[Start Exercise material]
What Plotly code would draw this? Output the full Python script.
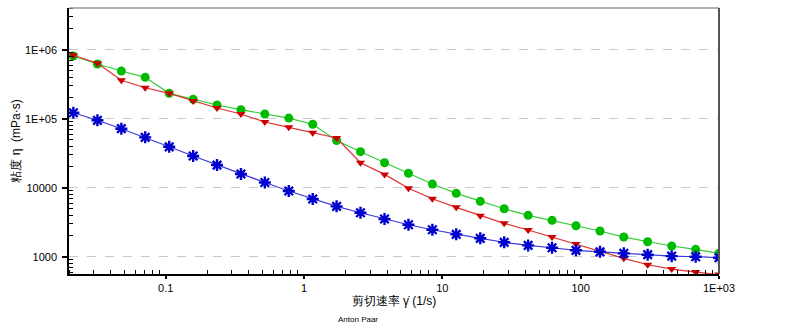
import plotly.graph_objects as go

# shear rate (1/s)
shear_rate = [0.0215, 0.0321, 0.0478, 0.0711, 0.106, 0.158, 0.235, 0.350, 0.521, 0.776,
              1.156, 1.72, 2.56, 3.82, 5.69, 8.47, 12.6, 18.8, 28.0, 41.7,
              62.1, 92.5, 138, 205, 305, 455, 678, 1000]
# viscosity (mPa·s)
green_eta = [811e3, 621e3, 491e3, 398e3, 233e3, 191e3, 158e3, 135e3, 117e3, 102e3,
             83e3, 48.3e3, 33.3e3, 23.0e3, 16.2e3, 11.3e3, 8300, 6350, 4960, 3980,
             3370, 2810, 2360, 1930, 1650, 1430, 1280, 1120]
red_eta = [830e3, 635e3, 361e3, 281e3, 233e3, 181e3, 143e3, 117e3, 89.5e3, 75e3,
           62.6e3, 52.5e3, 23.0e3, 15.6e3, 9800, 6930, 5200, 3930, 3050, 2440,
           1930, 1530, 1180, 948, 766, 663, 600, 552]
blue_eta = [122e3, 94.9e3, 71.6e3, 53.7e3, 39.2e3, 28.8e3, 21.3e3, 15.8e3, 11.9e3, 8960,
            6860, 5370, 4340, 3520, 2910, 2460, 2110, 1850, 1620, 1460,
            1350, 1240, 1180, 1120, 1070, 1020, 1000, 968]

x_tickvals = [0.1, 1, 10, 100, 1000]
x_ticktext = ["0.1", "1", "10", "100", "1E+03"]
y_tickvals = [1000, 10000, 1e5, 1e6]
y_ticktext = ["1000", "10000", "1E+05", "1E+06"]

x_minor = [m * 10 ** e for e in range(-2, 3) for m in range(2, 10)]
y_minor = [m * 10 ** e for e in range(2, 7) for m in range(2, 10)]

FONT = "Liberation Sans, Arial, sans-serif"

fig = go.Figure()
fig.add_trace(go.Scatter(
    x=shear_rate, y=green_eta, mode="lines+markers",
    line=dict(color="#33cc33", width=1.2),
    marker=dict(symbol="circle", size=9, color="#00bb00", line=dict(width=0)),
))
fig.add_trace(go.Scatter(
    x=shear_rate, y=red_eta, mode="lines+markers",
    line=dict(color="#e03030", width=1.2),
    marker=dict(symbol="triangle-down", size=8, color="#cc0000", line=dict(width=0)),
))
fig.add_trace(go.Scatter(
    x=shear_rate, y=blue_eta, mode="lines+markers",
    line=dict(color="#3a3ae0", width=1.2),
    marker=dict(symbol="asterisk", size=10, color="#0000cc",
                line=dict(width=2.4, color="#0000cc")),
))

fig.update_layout(
    width=786, height=332,
    margin=dict(l=69, r=67, t=8, b=58),
    paper_bgcolor="white", plot_bgcolor="white",
    showlegend=False,
    font=dict(family=FONT, size=11, color="black"),
    xaxis=dict(
        type="log", range=[-1.699, 3.0],
        tickvals=x_tickvals, ticktext=x_ticktext,
        ticks="outside", ticklen=3, tickwidth=1.5, tickcolor="black",
        ticklabelstandoff=0,
        minor=dict(tickvals=x_minor, ticks="inside", ticklen=4, tickwidth=1, tickcolor="black"),
        showline=True, linecolor="black", linewidth=1.5,
        showgrid=False, zeroline=False,
        title=dict(text="剪切速率 γ̇ (1/s)", font=dict(size=12), standoff=4),
    ),
    yaxis=dict(
        type="log", range=[2.75, 6.604],
        tickvals=y_tickvals, ticktext=y_ticktext,
        ticks="outside", ticklen=5, tickwidth=1.5, tickcolor="black",
        ticklabelstandoff=3,
        minor=dict(tickvals=y_minor, ticks="inside", ticklen=4, tickwidth=1, tickcolor="black"),
        showline=True, linecolor="black", linewidth=1.5,
        showgrid=True, gridcolor="#c8c8c8", griddash="dash", gridwidth=1,
        zeroline=False,
        title=dict(text="粘度 η  (mPa·s)", font=dict(size=12), standoff=2),
    ),
    shapes=[
        dict(type="line", xref="paper", yref="paper", x0=0, x1=1, y0=1, y1=1,
             line=dict(color="#999999", width=1.5)),
        dict(type="line", xref="paper", yref="paper", x0=1, x1=1, y0=0, y1=1,
             line=dict(color="#555555", width=2)),
    ],
    annotations=[
        dict(text="Anton Paar", xref="paper", yref="paper", x=0.445, y=-0.145,
             xanchor="center", yanchor="top", showarrow=False,
             font=dict(size=8, color="black")),
    ],
)

fig.write_html("out.html")
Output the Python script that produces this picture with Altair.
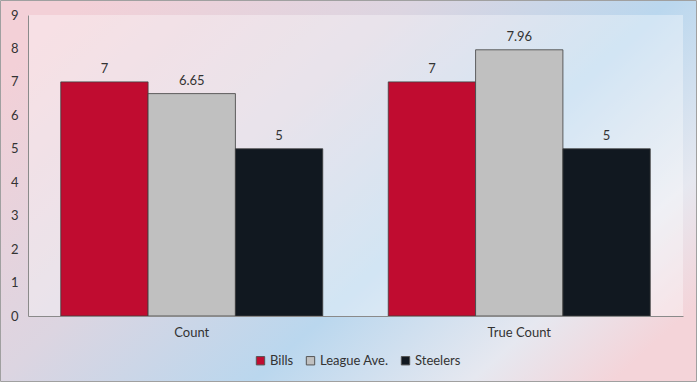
import altair as alt
import pandas as pd

categories = ["Count", "True Count"]
series = ["Bills", "League Ave.", "Steelers"]
values = {
    "Bills": [7, 7],
    "League Ave.": [6.65, 7.96],
    "Steelers": [5, 5],
}
labels = {
    "Bills": ["7", "7"],
    "League Ave.": ["6.65", "7.96"],
    "Steelers": ["5", "5"],
}
colors = ["#c00c30", "#c0c0c0", "#111820"]
y_ticks = list(range(0, 10))

rows = []
for s in series:
    for i, c in enumerate(categories):
        rows.append({"Category": c, "Series": s, "Value": values[s][i], "Label": labels[s][i]})
df = pd.DataFrame(rows)

W, H = 655, 301
PL, PT, PR, PB = 28, 15, 14, 66
FONT = "Lato"
FS = 13

bg = alt.Chart(alt.Data(values=[{}])).mark_rect(
    fill=alt.Gradient(
        gradient="linear",
        stops=[
            alt.GradientStop(color="#f3d0d7", offset=0),
            alt.GradientStop(color="#dcd5e1", offset=0.35),
            alt.GradientStop(color="#bad7ee", offset=0.62),
            alt.GradientStop(color="#e6e8f0", offset=0.85),
            alt.GradientStop(color="#f4d4d9", offset=1),
        ],
        x1=0, y1=0.2, x2=1, y2=0.8,
    ),
    stroke="#a0a0a0", strokeWidth=1,
).encode(
    x=alt.value(-PL + 0.5), x2=alt.value(W + PR - 0.5),
    y=alt.value(-PT + 0.5), y2=alt.value(H + PB - 0.5),
)

plotbg = alt.Chart(alt.Data(values=[{}])).mark_rect(
    fill="#ffffff", fillOpacity=0.35,
).encode(
    x=alt.value(0), x2=alt.value(W), y=alt.value(0), y2=alt.value(H),
)

base = alt.Chart(df)

x_enc = alt.X(
    "Category:N", sort=categories,
    scale=alt.Scale(paddingInner=0.2, paddingOuter=0.1),
    axis=alt.Axis(title=None, labelAngle=0, ticks=False, domainColor="#8a8a8a", zindex=1,
                  labelFont=FONT, labelFontSize=FS, labelColor="#333333", labelPadding=10),
)
xoff = alt.XOffset("Series:N", sort=series, scale=alt.Scale(paddingInner=0, paddingOuter=0))
y_enc = alt.Y(
    "Value:Q", scale=alt.Scale(domain=[0, 9], nice=False),
    axis=alt.Axis(title=None, values=y_ticks, tickCount=10, grid=False, ticks=False,
                  domainColor="#8a8a8a", zindex=1,
                  labelOverlap=False, labelFont=FONT, labelFontSize=FS, labelColor="#333333",
                  labelPadding=10),
)

bars = base.mark_bar(stroke="#404040", strokeWidth=1, strokeOpacity=0.8).encode(
    x=x_enc, xOffset=xoff, y=y_enc,
    color=alt.Color(
        "Series:N", sort=series,
        scale=alt.Scale(domain=series, range=colors),
        legend=alt.Legend(
            title=None, orient="none", direction="horizontal",
            legendX=226, legendY=339, zindex=1,
            symbolType="square", symbolSize=70, symbolStrokeColor="#555555", symbolStrokeWidth=1,
            labelFont=FONT, labelFontSize=FS, labelColor="#333333",
            columnPadding=10, symbolOffset=0, labelOffset=3,
        ),
    ),
)

text = base.mark_text(baseline="bottom", dy=-6, font=FONT, fontSize=FS, color="#333333").encode(
    x=x_enc, xOffset=xoff, y=y_enc, text="Label:N",
)

chart = alt.layer(bg, plotbg, bars, text).properties(
    width=W, height=H,
    autosize=alt.AutoSizeParams(type="none"),
    padding={"left": PL, "top": PT, "right": PR, "bottom": PB},
).configure_view(stroke=None)

chart.save("out.html", embed_options={"renderer": "svg", "actions": False})
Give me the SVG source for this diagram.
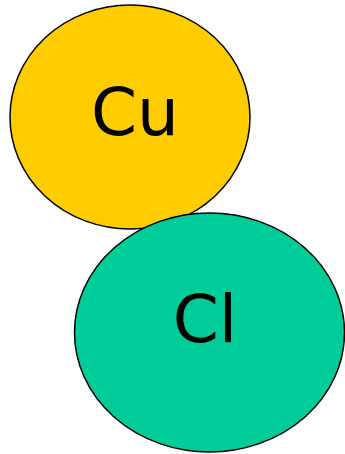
<svg xmlns="http://www.w3.org/2000/svg" width="345" height="454" viewBox="0 0 345 454">
<style>
.atom{stroke:#000;stroke-width:1.5}
.lbl{font-family:"Comic Sans MS","DejaVu Sans",sans-serif;font-size:66px;fill:#000;text-anchor:middle}
</style>
<rect width="345" height="454" fill="#fff"/>
<g id="cu">
<ellipse class="atom" cx="130" cy="117" rx="120" ry="112" fill="#FFCC00"/>
<text class="lbl" x="135" y="135">Cu</text>
</g>
<g id="cl">
<ellipse class="atom" cx="209.5" cy="332.5" rx="135" ry="119.5" fill="#00CC99"/>
<text class="lbl" x="205" y="342">Cl</text>
</g>
<g id="connectors"/>
</svg>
[End Exercise material]
### Exercise instructions
Omit the pictures, then repeat exactly each line from the beginning of the listing through the line with "import plotly.graph_objects as go".

### Solved problem
What Plotly code would draw this? Output the full Python script.
import plotly.graph_objects as go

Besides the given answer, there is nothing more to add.